**STORED DATA:**

::::::

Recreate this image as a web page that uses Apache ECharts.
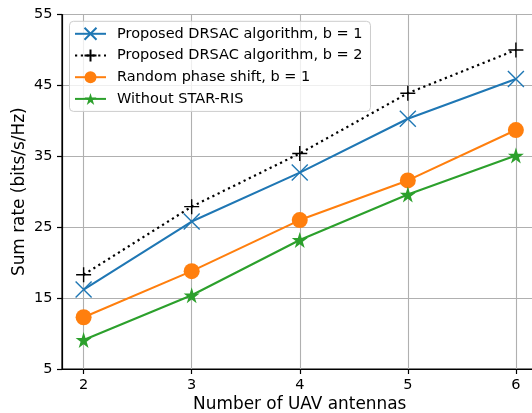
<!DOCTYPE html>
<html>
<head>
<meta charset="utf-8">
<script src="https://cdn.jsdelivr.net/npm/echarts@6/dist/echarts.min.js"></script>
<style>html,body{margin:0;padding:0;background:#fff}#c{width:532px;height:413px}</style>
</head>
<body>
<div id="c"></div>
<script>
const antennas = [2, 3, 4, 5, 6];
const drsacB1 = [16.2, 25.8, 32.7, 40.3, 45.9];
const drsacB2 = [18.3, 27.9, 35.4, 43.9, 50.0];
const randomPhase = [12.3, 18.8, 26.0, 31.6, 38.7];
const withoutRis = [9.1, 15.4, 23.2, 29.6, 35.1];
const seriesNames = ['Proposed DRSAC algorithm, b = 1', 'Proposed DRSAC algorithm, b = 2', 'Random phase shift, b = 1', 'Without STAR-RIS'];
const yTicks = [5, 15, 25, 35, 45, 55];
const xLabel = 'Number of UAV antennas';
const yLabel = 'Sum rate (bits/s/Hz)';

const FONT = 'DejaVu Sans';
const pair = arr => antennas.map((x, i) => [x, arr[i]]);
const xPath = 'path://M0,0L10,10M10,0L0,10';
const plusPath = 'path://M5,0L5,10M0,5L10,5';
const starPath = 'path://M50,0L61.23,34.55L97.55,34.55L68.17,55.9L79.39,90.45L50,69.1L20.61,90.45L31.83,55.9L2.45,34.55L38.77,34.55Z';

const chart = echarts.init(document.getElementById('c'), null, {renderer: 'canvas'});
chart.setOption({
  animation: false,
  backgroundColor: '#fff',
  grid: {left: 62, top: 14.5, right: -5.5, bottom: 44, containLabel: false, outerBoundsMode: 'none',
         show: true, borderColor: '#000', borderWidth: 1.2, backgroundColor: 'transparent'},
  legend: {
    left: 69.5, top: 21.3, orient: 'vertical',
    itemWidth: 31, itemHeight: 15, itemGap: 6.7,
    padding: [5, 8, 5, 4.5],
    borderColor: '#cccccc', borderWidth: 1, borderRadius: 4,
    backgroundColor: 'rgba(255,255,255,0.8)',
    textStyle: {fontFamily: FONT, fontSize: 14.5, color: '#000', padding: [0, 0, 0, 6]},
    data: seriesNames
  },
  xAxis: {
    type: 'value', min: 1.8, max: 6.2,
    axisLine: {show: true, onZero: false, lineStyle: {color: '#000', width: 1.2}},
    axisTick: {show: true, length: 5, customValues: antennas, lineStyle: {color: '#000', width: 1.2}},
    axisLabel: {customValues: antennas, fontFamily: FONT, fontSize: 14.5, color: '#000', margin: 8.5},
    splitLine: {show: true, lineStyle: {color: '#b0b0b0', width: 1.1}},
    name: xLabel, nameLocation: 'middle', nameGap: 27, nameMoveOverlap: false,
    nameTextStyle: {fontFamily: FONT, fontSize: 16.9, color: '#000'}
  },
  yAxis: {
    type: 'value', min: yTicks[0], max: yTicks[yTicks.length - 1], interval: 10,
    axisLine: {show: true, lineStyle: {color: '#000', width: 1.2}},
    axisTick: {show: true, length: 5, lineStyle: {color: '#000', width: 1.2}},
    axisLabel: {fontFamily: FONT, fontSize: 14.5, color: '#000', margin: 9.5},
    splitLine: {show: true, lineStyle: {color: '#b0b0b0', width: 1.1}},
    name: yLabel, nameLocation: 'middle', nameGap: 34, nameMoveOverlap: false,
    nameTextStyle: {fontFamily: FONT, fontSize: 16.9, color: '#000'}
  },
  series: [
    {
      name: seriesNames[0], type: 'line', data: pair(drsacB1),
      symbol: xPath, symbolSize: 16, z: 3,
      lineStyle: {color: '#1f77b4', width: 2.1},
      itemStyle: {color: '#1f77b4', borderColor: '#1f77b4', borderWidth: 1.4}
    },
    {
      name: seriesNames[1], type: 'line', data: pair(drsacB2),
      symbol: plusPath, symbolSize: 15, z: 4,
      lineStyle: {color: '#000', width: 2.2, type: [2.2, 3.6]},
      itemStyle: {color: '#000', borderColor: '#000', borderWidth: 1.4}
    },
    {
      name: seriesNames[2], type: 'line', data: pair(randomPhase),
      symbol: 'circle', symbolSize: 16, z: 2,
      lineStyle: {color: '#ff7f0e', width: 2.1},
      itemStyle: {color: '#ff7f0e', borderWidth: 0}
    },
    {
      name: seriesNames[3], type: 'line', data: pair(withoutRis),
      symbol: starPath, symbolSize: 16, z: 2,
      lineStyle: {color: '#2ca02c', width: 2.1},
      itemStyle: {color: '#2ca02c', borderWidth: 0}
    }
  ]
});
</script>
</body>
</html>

::::::

Reproduce all of the data exactly; the pictures do not belong in the copy.

Recreate this image as a web page that uses Apache ECharts.
<!DOCTYPE html>
<html>
<head>
<meta charset="utf-8">
<script src="https://cdn.jsdelivr.net/npm/echarts@6/dist/echarts.min.js"></script>
<style>html,body{margin:0;padding:0;background:#fff}#c{width:532px;height:413px}</style>
</head>
<body>
<div id="c"></div>
<script>
const antennas = [2, 3, 4, 5, 6];
const drsacB1 = [16.2, 25.8, 32.7, 40.3, 45.9];
const drsacB2 = [18.3, 27.9, 35.4, 43.9, 50.0];
const randomPhase = [12.3, 18.8, 26.0, 31.6, 38.7];
const withoutRis = [9.1, 15.4, 23.2, 29.6, 35.1];
const seriesNames = ['Proposed DRSAC algorithm, b = 1', 'Proposed DRSAC algorithm, b = 2', 'Random phase shift, b = 1', 'Without STAR-RIS'];
const yTicks = [5, 15, 25, 35, 45, 55];
const xLabel = 'Number of UAV antennas';
const yLabel = 'Sum rate (bits/s/Hz)';

const FONT = 'DejaVu Sans';
const pair = arr => antennas.map((x, i) => [x, arr[i]]);
const xPath = 'path://M0,0L10,10M10,0L0,10';
const plusPath = 'path://M5,0L5,10M0,5L10,5';
const starPath = 'path://M50,0L61.23,34.55L97.55,34.55L68.17,55.9L79.39,90.45L50,69.1L20.61,90.45L31.83,55.9L2.45,34.55L38.77,34.55Z';

const chart = echarts.init(document.getElementById('c'), null, {renderer: 'canvas'});
chart.setOption({
  animation: false,
  backgroundColor: '#fff',
  grid: {left: 62, top: 14.5, right: -5.5, bottom: 44, containLabel: false, outerBoundsMode: 'none',
         show: true, borderColor: '#000', borderWidth: 1.2, backgroundColor: 'transparent'},
  legend: {
    left: 69.5, top: 21.3, orient: 'vertical',
    itemWidth: 31, itemHeight: 15, itemGap: 6.7,
    padding: [5, 8, 5, 4.5],
    borderColor: '#cccccc', borderWidth: 1, borderRadius: 4,
    backgroundColor: 'rgba(255,255,255,0.8)',
    textStyle: {fontFamily: FONT, fontSize: 14.5, color: '#000', padding: [0, 0, 0, 6]},
    data: seriesNames
  },
  xAxis: {
    type: 'value', min: 1.8, max: 6.2,
    axisLine: {show: true, onZero: false, lineStyle: {color: '#000', width: 1.2}},
    axisTick: {show: true, length: 5, customValues: antennas, lineStyle: {color: '#000', width: 1.2}},
    axisLabel: {customValues: antennas, fontFamily: FONT, fontSize: 14.5, color: '#000', margin: 8.5},
    splitLine: {show: true, lineStyle: {color: '#b0b0b0', width: 1.1}},
    name: xLabel, nameLocation: 'middle', nameGap: 27, nameMoveOverlap: false,
    nameTextStyle: {fontFamily: FONT, fontSize: 16.9, color: '#000'}
  },
  yAxis: {
    type: 'value', min: yTicks[0], max: yTicks[yTicks.length - 1], interval: 10,
    axisLine: {show: true, lineStyle: {color: '#000', width: 1.2}},
    axisTick: {show: true, length: 5, lineStyle: {color: '#000', width: 1.2}},
    axisLabel: {fontFamily: FONT, fontSize: 14.5, color: '#000', margin: 9.5},
    splitLine: {show: true, lineStyle: {color: '#b0b0b0', width: 1.1}},
    name: yLabel, nameLocation: 'middle', nameGap: 34, nameMoveOverlap: false,
    nameTextStyle: {fontFamily: FONT, fontSize: 16.9, color: '#000'}
  },
  series: [
    {
      name: seriesNames[0], type: 'line', data: pair(drsacB1),
      symbol: xPath, symbolSize: 16, z: 3,
      lineStyle: {color: '#1f77b4', width: 2.1},
      itemStyle: {color: '#1f77b4', borderColor: '#1f77b4', borderWidth: 1.4}
    },
    {
      name: seriesNames[1], type: 'line', data: pair(drsacB2),
      symbol: plusPath, symbolSize: 15, z: 4,
      lineStyle: {color: '#000', width: 2.2, type: [2.2, 3.6]},
      itemStyle: {color: '#000', borderColor: '#000', borderWidth: 1.4}
    },
    {
      name: seriesNames[2], type: 'line', data: pair(randomPhase),
      symbol: 'circle', symbolSize: 16, z: 2,
      lineStyle: {color: '#ff7f0e', width: 2.1},
      itemStyle: {color: '#ff7f0e', borderWidth: 0}
    },
    {
      name: seriesNames[3], type: 'line', data: pair(withoutRis),
      symbol: starPath, symbolSize: 16, z: 2,
      lineStyle: {color: '#2ca02c', width: 2.1},
      itemStyle: {color: '#2ca02c', borderWidth: 0}
    }
  ]
});
</script>
</body>
</html>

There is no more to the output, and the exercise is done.